Begin with the first line of the material and write out each line exactly, ending with the line that contains "from bokeh.resources import INLINE". Pictures are not part of the copy.

--- Begin DATA BLOCK ---

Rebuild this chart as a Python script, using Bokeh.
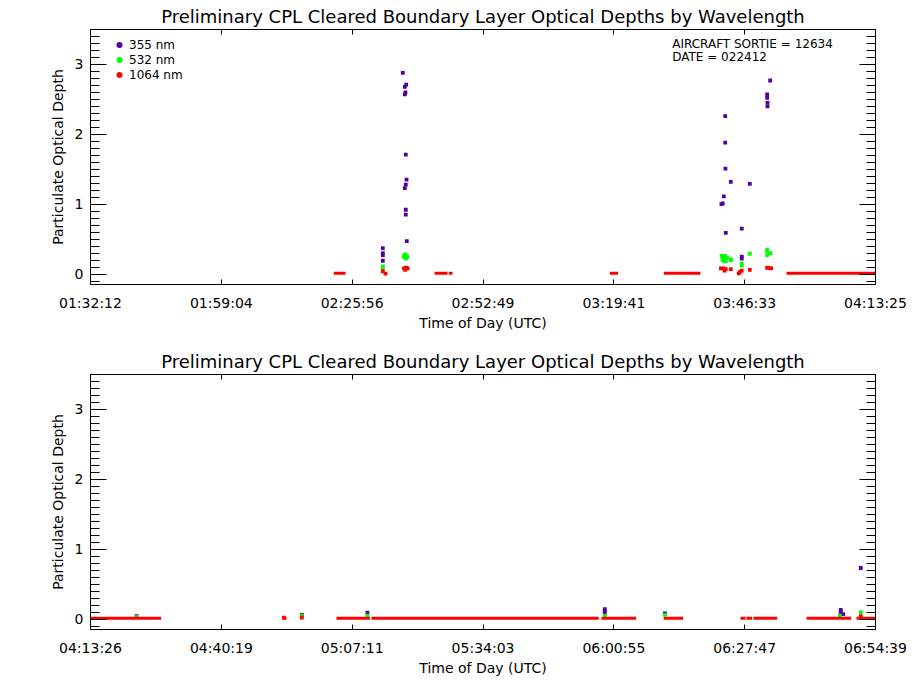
from bokeh.plotting import figure
from bokeh.models import Range1d, FixedTicker, LinearAxis, Legend, LegendItem, Label
from bokeh.layouts import column
from bokeh.embed import file_html
from bokeh.resources import INLINE

# ---------------- data ----------------
TITLE = "Preliminary CPL Cleared Boundary Layer Optical Depths by Wavelength"
top_tick_labels = ["01:32:12", "01:59:04", "02:25:56", "02:52:49", "03:19:41", "03:46:33", "04:13:25"]
bot_tick_labels = ["04:13:26", "04:40:19", "05:07:11", "05:34:03", "06:00:55", "06:27:47", "06:54:39"]
y_tick_values = [0, 1, 2, 3]
legend_labels = ["355 nm", "532 nm", "1064 nm"]
annot_lines = ["AIRCRAFT SORTIE = 12634", "DATE = 022412"]

# top panel (seconds of day, optical depth)
top_355_t = [9380, 9422, 9405, 9413, 9405, 9417, 9426, 9417, 9405, 9417, 9417, 9429,
             9134, 9134, 9134, 9134,
             13907, 13870, 13870, 13874, 13874, 13353, 13353, 13356, 13422, 13656,
             13336, 13323, 13307, 13360, 13557, 13557, 13557]
top_355_v = [2.88, 2.71, 2.68, 2.60, 2.57, 1.71, 1.35, 1.28, 1.23, 0.92, 0.85, 0.47,
             0.37, 0.30, 0.27, 0.19,
             2.77, 2.57, 2.52, 2.45, 2.40, 2.26, 1.88, 1.51, 1.32, 1.29,
             1.11, 1.01, 1.00, 0.59, 0.65, 0.25, 0.22]
top_532_t = [9134, 9134,
             9390, 9413, 9413, 9436, 9413, 9400, 9425,
             13310, 13330, 13345, 13360, 13350, 13375, 13330, 13320,
             13422, 13422, 13557, 13557, 13656, 13870, 13870, 13870, 13911]
top_532_v = [0.11, 0.09,
             0.25, 0.28, 0.22, 0.25, 0.25, 0.27, 0.23,
             0.26, 0.24, 0.22, 0.18, 0.26, 0.23, 0.19, 0.21,
             0.20, 0.21, 0.15, 0.12, 0.29, 0.35, 0.32, 0.27, 0.30]
top_1064_t = [9134, 9167,
              9395, 9420, 9440, 9410,
              13300, 13330, 13360, 13345, 13422, 13520, 13535, 13557, 13656, 13870, 13900, 13919]
top_1064_v = [0.04, 0.005,
              0.08, 0.09, 0.08, 0.06,
              0.08, 0.08, 0.07, 0.05, 0.07, 0.01, 0.03, 0.05, 0.06, 0.09, 0.085, 0.08]
# runs of near-zero 1064 nm samples: start, end, value
top_run_start = [8530, 9771, 9947, 11931, 12596, 14108]
top_run_end = [8674, 9931, 9993, 12034, 13048, 15205]
top_run_val = [0.01, 0.01, 0.01, 0.01, 0.01, 0.01]

# bottom panel
bot_355_t = [15773, 17810, 18619, 21543, 21543, 21543, 22283, 24451, 24451, 24451, 24481, 24698]
bot_355_v = [0.04, 0.06, 0.09, 0.14, 0.11, 0.08, 0.08, 0.13, 0.10, 0.07, 0.07, 0.73]
bot_532_t = [15773, 17810, 18619, 21543, 22283, 24440, 24698]
bot_532_v = [0.03, 0.05, 0.05, 0.05, 0.06, 0.05, 0.10]
bot_1064_t = [17810, 17590, 24698]
bot_1064_v = [0.02, 0.02, 0.04]
bot_run_start = [15206, 17572, 18237, 18668, 21503, 22270, 23215, 23289, 23375, 24029, 24645]
bot_run_end = [16077, 17621, 18648, 21469, 21930, 22509, 23277, 23359, 23668, 24579, 24879]
bot_run_val = [0.01] * 11

C355 = "#5200a0"
C532 = "#00ff00"
C1064 = "#ff0000"
FONT = "DejaVu Sans"


def hms(s):
    h, m, sec = (int(v) for v in s.split(":"))
    return h * 3600 + m * 60 + sec


def make_panel(tick_labels, height, border_top, border_bottom):
    ticks = [hms(s) for s in tick_labels]
    p = figure(width=912, height=height, output_backend="svg", toolbar_location=None,
               x_range=Range1d(ticks[0], ticks[-1]), y_range=Range1d(-0.15, 3.5),
               min_border_left=90, min_border_right=37, min_border_top=border_top,
               min_border_bottom=border_bottom, x_axis_type=None, y_axis_type=None)
    p.title.text = TITLE
    p.title.text_font = FONT
    p.title.text_font_size = "18px"
    p.title.text_font_style = "normal"
    p.title.text_color = "black"
    p.title.align = "center"
    p.title.standoff = 5
    p.grid.visible = False
    p.outline_line_color = "black"
    p.background_fill_color = "white"
    p.border_fill_color = "white"

    xt = FixedTicker(ticks=ticks, minor_ticks=[])
    yt = FixedTicker(ticks=y_tick_values, minor_ticks=[i / 10 for i in range(-1, 36)])
    overrides = {t: lab for t, lab in zip(ticks, tick_labels)}

    xb = LinearAxis(ticker=xt, major_label_overrides=overrides, axis_label="Time of Day (UTC)")
    xa = LinearAxis(ticker=xt, major_label_overrides={t: "" for t in ticks})
    yl = LinearAxis(ticker=yt, axis_label="Particulate Optical Depth")
    yr = LinearAxis(ticker=yt, major_label_overrides={t: "" for t in y_tick_values})
    for ax in (xb, xa):
        ax.major_tick_in = 5
        ax.major_tick_out = 0
        ax.minor_tick_in = 0
        ax.minor_tick_out = 0
    for ax in (yl, yr):
        ax.major_tick_in = 16
        ax.major_tick_out = 0
        ax.minor_tick_in = 9
        ax.minor_tick_out = 0
    for ax in (xb, xa, yl, yr):
        ax.axis_line_color = "black"
        ax.major_tick_line_color = "black"
        ax.minor_tick_line_color = "black"
        ax.major_label_text_font = FONT
        ax.major_label_text_color = "black"
        ax.axis_label_text_font = FONT
        ax.axis_label_text_font_style = "normal"
        ax.axis_label_text_color = "black"
    xb.major_label_text_font_size = "14px"
    xb.major_label_standoff = 10
    xb.axis_label_text_font_size = "14px"
    xb.axis_label_standoff = 1
    yl.major_label_text_font_size = "14px"
    yl.major_label_standoff = 7
    yl.axis_label_text_font_size = "14px"
    yl.axis_label_standoff = 6
    xa.major_label_text_font_size = "1px"
    xa.major_label_standoff = 0
    yr.major_label_text_font_size = "1px"
    yr.major_label_standoff = 0
    p.add_layout(xb, "below")
    p.add_layout(xa, "above")
    p.add_layout(yl, "left")
    p.add_layout(yr, "right")
    return p


def draw(p, t355, v355, t532, v532, t1064, v1064, rs, re, rv):
    p.scatter(t355, v355, marker="square", size=3.8, color=C355, line_width=0)
    p.scatter(t532, v532, marker="square", size=3.8, color=C532, line_width=0)
    p.segment(x0=rs, y0=rv, x1=re, y1=rv, line_color=C1064, line_width=3)
    p.scatter(t1064, v1064, marker="square", size=3.8, color=C1064, line_width=0)


p1 = make_panel(top_tick_labels, 346, 29, 62)
draw(p1, top_355_t, top_355_v, top_532_t, top_532_v, top_1064_t, top_1064_v,
     top_run_start, top_run_end, top_run_val)

# legend (symbols only; the renderers carry no visible data)
nan = float("nan")
leg_r = [p1.scatter([nan], [nan], marker="circle", size=9, color=c, line_width=0)
         for c in (C355, C532, C1064)]
legend = Legend(items=[LegendItem(label=l, renderers=[r]) for l, r in zip(legend_labels, leg_r)],
                location=(20, 202), orientation="vertical",
                label_text_font=FONT, label_text_font_size="12px", label_text_color="black",
                label_height=15, glyph_height=15, glyph_width=18, label_standoff=1,
                spacing=0, padding=0, margin=0,
                border_line_alpha=0, background_fill_alpha=0)
p1.add_layout(legend, "center")

# sortie annotation
ann_x = 12700
for txt, yv in zip(annot_lines, [3.286, 3.10]):
    p1.add_layout(Label(x=ann_x, y=yv, text=txt, text_font=FONT, text_font_size="12px",
                        text_baseline="middle", text_align="left", text_color="black"))

p2 = make_panel(bot_tick_labels, 332, 28, 49)
draw(p2, bot_355_t, bot_355_v, bot_532_t, bot_532_v, bot_1064_t, bot_1064_v,
     bot_run_start, bot_run_end, bot_run_val)

layout = column(p1, p2, spacing=0)
open("out.html", "w").write(file_html(layout, INLINE))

--- End DATA BLOCK ---

THE COMPLETED TASK
Rebuild this chart as a Python script, using Bokeh.
from bokeh.plotting import figure
from bokeh.models import Range1d, FixedTicker, LinearAxis, Legend, LegendItem, Label
from bokeh.layouts import column
from bokeh.embed import file_html
from bokeh.resources import INLINE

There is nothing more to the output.